## [Exercise task]
Copy out all lines with the word "this" in them.

——

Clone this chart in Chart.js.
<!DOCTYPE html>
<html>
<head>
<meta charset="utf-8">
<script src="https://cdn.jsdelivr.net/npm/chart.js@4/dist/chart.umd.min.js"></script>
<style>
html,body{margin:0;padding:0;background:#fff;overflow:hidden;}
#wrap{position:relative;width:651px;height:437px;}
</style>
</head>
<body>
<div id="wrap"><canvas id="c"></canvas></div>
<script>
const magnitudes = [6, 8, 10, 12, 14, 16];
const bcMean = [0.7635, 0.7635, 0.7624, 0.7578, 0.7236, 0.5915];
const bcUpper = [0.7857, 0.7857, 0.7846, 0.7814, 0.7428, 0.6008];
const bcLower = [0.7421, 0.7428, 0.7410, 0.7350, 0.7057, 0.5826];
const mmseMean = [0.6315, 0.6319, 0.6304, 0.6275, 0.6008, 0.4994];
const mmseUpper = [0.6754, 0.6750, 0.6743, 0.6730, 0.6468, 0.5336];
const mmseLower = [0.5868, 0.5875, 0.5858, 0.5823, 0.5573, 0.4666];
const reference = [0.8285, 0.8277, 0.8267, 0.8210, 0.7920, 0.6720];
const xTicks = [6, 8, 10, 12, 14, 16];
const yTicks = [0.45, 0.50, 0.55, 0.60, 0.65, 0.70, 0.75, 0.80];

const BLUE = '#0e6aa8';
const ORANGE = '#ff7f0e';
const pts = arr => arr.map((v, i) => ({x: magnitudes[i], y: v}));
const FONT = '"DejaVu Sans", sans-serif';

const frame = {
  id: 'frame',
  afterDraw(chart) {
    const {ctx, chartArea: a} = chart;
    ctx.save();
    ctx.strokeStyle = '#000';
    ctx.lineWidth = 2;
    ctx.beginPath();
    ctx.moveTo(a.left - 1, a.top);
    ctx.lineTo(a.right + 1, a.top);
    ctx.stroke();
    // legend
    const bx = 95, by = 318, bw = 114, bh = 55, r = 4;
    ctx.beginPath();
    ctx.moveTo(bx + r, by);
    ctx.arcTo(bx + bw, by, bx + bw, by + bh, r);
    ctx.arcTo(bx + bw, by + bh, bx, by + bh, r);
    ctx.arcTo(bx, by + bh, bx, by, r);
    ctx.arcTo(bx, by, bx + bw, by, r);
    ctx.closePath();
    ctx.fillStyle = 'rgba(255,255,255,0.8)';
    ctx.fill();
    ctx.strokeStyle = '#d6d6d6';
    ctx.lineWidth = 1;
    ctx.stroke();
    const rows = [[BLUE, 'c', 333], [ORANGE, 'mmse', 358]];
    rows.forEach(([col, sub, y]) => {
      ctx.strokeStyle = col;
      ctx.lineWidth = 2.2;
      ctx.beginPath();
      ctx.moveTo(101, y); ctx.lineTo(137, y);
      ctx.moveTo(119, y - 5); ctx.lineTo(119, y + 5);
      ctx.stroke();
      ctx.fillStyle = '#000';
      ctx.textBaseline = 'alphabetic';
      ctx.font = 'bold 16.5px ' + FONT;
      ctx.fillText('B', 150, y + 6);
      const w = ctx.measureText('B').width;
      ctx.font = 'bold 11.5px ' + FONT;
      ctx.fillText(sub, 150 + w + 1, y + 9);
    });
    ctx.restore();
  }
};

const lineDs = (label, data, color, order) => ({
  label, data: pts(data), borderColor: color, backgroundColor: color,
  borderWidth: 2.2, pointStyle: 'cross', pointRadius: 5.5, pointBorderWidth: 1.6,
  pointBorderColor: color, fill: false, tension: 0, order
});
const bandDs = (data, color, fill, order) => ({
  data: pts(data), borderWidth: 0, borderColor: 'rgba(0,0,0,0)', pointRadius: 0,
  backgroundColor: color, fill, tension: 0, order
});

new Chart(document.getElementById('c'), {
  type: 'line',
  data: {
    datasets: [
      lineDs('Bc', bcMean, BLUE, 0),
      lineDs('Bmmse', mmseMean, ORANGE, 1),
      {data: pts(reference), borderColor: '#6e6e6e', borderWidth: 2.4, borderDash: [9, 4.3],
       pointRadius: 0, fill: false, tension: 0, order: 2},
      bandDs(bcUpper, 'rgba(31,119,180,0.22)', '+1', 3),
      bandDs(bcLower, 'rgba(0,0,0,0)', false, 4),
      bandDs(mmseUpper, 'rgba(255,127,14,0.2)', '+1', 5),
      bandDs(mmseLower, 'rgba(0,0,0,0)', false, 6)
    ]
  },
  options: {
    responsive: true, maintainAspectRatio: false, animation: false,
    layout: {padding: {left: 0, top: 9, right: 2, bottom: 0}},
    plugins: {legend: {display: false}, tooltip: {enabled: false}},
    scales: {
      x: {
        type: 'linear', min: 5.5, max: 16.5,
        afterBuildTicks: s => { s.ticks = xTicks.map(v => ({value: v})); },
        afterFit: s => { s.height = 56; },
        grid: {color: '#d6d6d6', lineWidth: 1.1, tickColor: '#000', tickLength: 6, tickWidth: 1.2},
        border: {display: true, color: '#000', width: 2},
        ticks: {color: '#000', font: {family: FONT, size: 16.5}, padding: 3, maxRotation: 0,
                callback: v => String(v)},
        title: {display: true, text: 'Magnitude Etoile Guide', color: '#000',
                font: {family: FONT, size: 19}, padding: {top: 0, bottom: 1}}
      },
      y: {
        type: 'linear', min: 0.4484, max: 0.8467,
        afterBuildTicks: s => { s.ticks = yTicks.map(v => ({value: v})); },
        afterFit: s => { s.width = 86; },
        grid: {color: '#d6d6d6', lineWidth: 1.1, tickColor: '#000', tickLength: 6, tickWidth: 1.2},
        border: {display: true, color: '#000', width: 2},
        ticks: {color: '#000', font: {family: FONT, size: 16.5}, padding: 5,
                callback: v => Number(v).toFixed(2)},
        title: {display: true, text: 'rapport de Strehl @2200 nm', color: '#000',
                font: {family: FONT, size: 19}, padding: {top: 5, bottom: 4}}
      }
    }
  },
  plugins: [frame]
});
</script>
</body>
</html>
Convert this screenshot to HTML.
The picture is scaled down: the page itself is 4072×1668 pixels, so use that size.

——

## [Solution to the problem]
Clone this chart in Chart.js.
Convert this screenshot to HTML.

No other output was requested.